Stated task: Print the listing from its top line through the line containing "(8.3,8.3) rectangle (789.5,782);", nothing more, and leave out the pictures.

Collected material:
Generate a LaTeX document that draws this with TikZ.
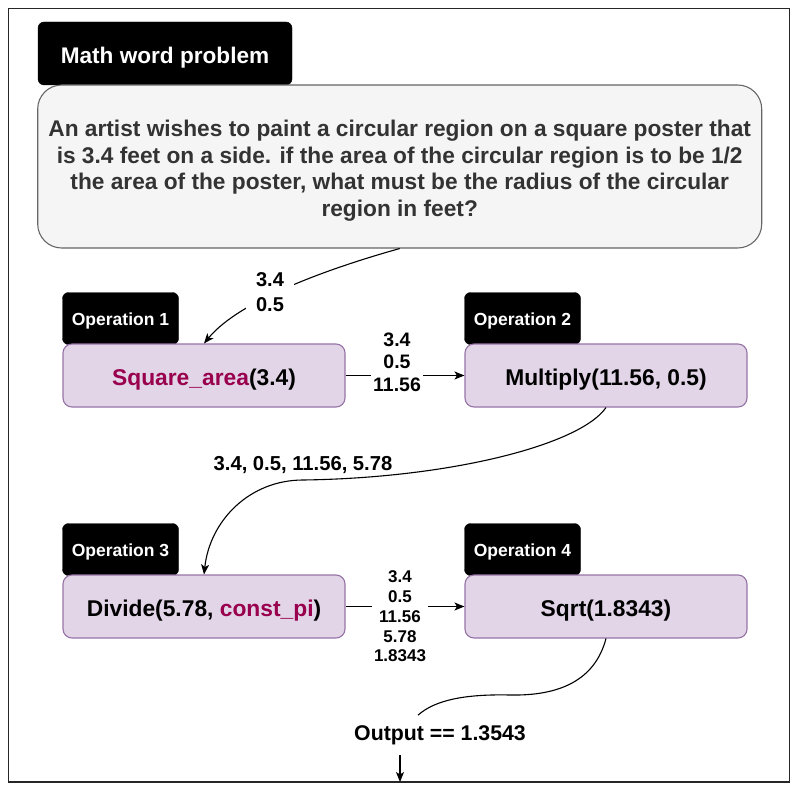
\documentclass[tikz,border=0pt]{standalone}
\usepackage{fontspec}
\setmainfont{Liberation Sans}
\usetikzlibrary{arrows.meta,calc}
\definecolor{opfill}{HTML}{E1D5E7}
\definecolor{opline}{HTML}{9673A6}
\definecolor{qfill}{HTML}{F5F5F5}
\definecolor{qline}{HTML}{666666}
\definecolor{qtext}{HTML}{333333}
\definecolor{fnname}{RGB}{153,0,77}
\begin{document}
\begin{tikzpicture}[x=1pt,y=-1pt,
  tagbox/.style={fill=black, draw=black, rounded corners=6pt, text=white,
    font=\fontsize{17.5}{20}\selectfont\bfseries, minimum width=116pt,
    minimum height=52pt, inner sep=0pt, text height=17.4pt, text depth=3pt},
  opbox/.style={fill=opfill, draw=opline, line width=1.1pt, rounded corners=9pt,
    minimum width=282pt, minimum height=63pt, inner sep=0pt,
    text height=23pt, text depth=4pt,
    font=\fontsize{22.8}{26}\selectfont\bfseries},
  link/.style={line width=1.1pt},
  flow/.style={link, -{Stealth[length=10pt,width=8pt,inset=2.5pt]}},
  vals/.style={fill=white, align=center, inner sep=2pt,
    font=\fontsize{17}{19.75}\selectfont\bfseries}]
\useasboundingbox (0,0) rectangle (798,797);

% outer frame
\draw[line width=1.3pt, black!85] (8.3,8.3) rectangle (789.5,782);

% problem statement
\node[tagbox, minimum width=254pt, minimum height=63pt, text height=24pt, text depth=4.4pt,
  font=\fontsize{22.6}{26}\selectfont\bfseries] (qtag) at (165,53.5) {Math word problem};
\node[fill=qfill, draw=qline, line width=1.1pt, rounded corners=24pt,
  minimum width=724pt, minimum height=163pt, inner sep=0pt, align=center,
  text=qtext, font=\fontsize{22.7}{26.7}\selectfont\bfseries] (q) at (399.7,166.5)
  {\rule{0pt}{25pt}An artist wishes to paint a circular region on a square poster that\\
   is 3.4 feet on a side. if the area of the circular region is to be 1/2\\
   the area of the poster, what must be the radius of the circular\\
   region in feet?};

% operation tags
\node[tagbox] (t1) at (120.5,318.5) {Operation 1};
\node[tagbox] (t2) at (522.5,318.5) {Operation 2};
\node[tagbox] (t3) at (120.5,549.5) {Operation 3};
\node[tagbox] (t4) at (522.5,549.5) {Operation 4};

% operations
\node[opbox] (op1) at (204,375.5) {\textcolor{fnname}{Square\_area}(3.4)};
\node[opbox] (op2) at (606,375.5) {Multiply(11.56, 0.5)};
\node[opbox] (op3) at (204,606.5) {Divide(5.78, \textcolor{fnname}{const\_pi})};
\node[opbox] (op4) at (606,606.5) {Sqrt(1.8343)};

% result
\node[inner xsep=2pt, inner ysep=10pt, font=\fontsize{21.3}{25}\selectfont\bfseries]
  (out) at (440,735) {Output == 1.3543};
\coordinate (sink) at (400,782);

% connectors
\draw[flow] (q.south) .. controls (330,268) and (240,300) .. (op1.north);
\draw[flow] (op1.east) -- (op2.west);
\draw[flow] (op2.south) .. controls (580,445) and (450,478) .. (303,480)
  .. controls (250,480) and (210,520) .. (op3.north);
\draw[flow] (op3.east) -- (op4.west);
\draw[link] (op4.south) .. controls (595,680) and (560,696) .. (510,695)
  .. controls (465,694) and (435,700) .. ([xshift=-22pt]out.north);
\draw[flow] ([xshift=-40pt]out.south) -- (sink);

% values carried along each connector
\node[vals, inner xsep=10pt, font=\fontsize{20}{25}\selectfont\bfseries] (v1) at (270,292.5) {3.4\\0.5};
\node[vals, font=\fontsize{19.5}{22.6}\selectfont\bfseries] (v2) at (397,362) {3.4\\0.5\\11.56};
\node[font=\fontsize{20.2}{24}\selectfont\bfseries, inner sep=1pt] (v3) at (303,465) {3.4, 0.5, 11.56, 5.78};
\node[vals] (v4) at (400,616.5) {3.4\\0.5\\11.56\\5.78\\1.8343};
\end{tikzpicture}
\end{document}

Written response:
Generate a LaTeX document that draws this with TikZ.
\documentclass[tikz,border=0pt]{standalone}
\usepackage{fontspec}
\setmainfont{Liberation Sans}
\usetikzlibrary{arrows.meta,calc}
\definecolor{opfill}{HTML}{E1D5E7}
\definecolor{opline}{HTML}{9673A6}
\definecolor{qfill}{HTML}{F5F5F5}
\definecolor{qline}{HTML}{666666}
\definecolor{qtext}{HTML}{333333}
\definecolor{fnname}{RGB}{153,0,77}
\begin{document}
\begin{tikzpicture}[x=1pt,y=-1pt,
  tagbox/.style={fill=black, draw=black, rounded corners=6pt, text=white,
    font=\fontsize{17.5}{20}\selectfont\bfseries, minimum width=116pt,
    minimum height=52pt, inner sep=0pt, text height=17.4pt, text depth=3pt},
  opbox/.style={fill=opfill, draw=opline, line width=1.1pt, rounded corners=9pt,
    minimum width=282pt, minimum height=63pt, inner sep=0pt,
    text height=23pt, text depth=4pt,
    font=\fontsize{22.8}{26}\selectfont\bfseries},
  link/.style={line width=1.1pt},
  flow/.style={link, -{Stealth[length=10pt,width=8pt,inset=2.5pt]}},
  vals/.style={fill=white, align=center, inner sep=2pt,
    font=\fontsize{17}{19.75}\selectfont\bfseries}]
\useasboundingbox (0,0) rectangle (798,797);

% outer frame
\draw[line width=1.3pt, black!85] (8.3,8.3) rectangle (789.5,782);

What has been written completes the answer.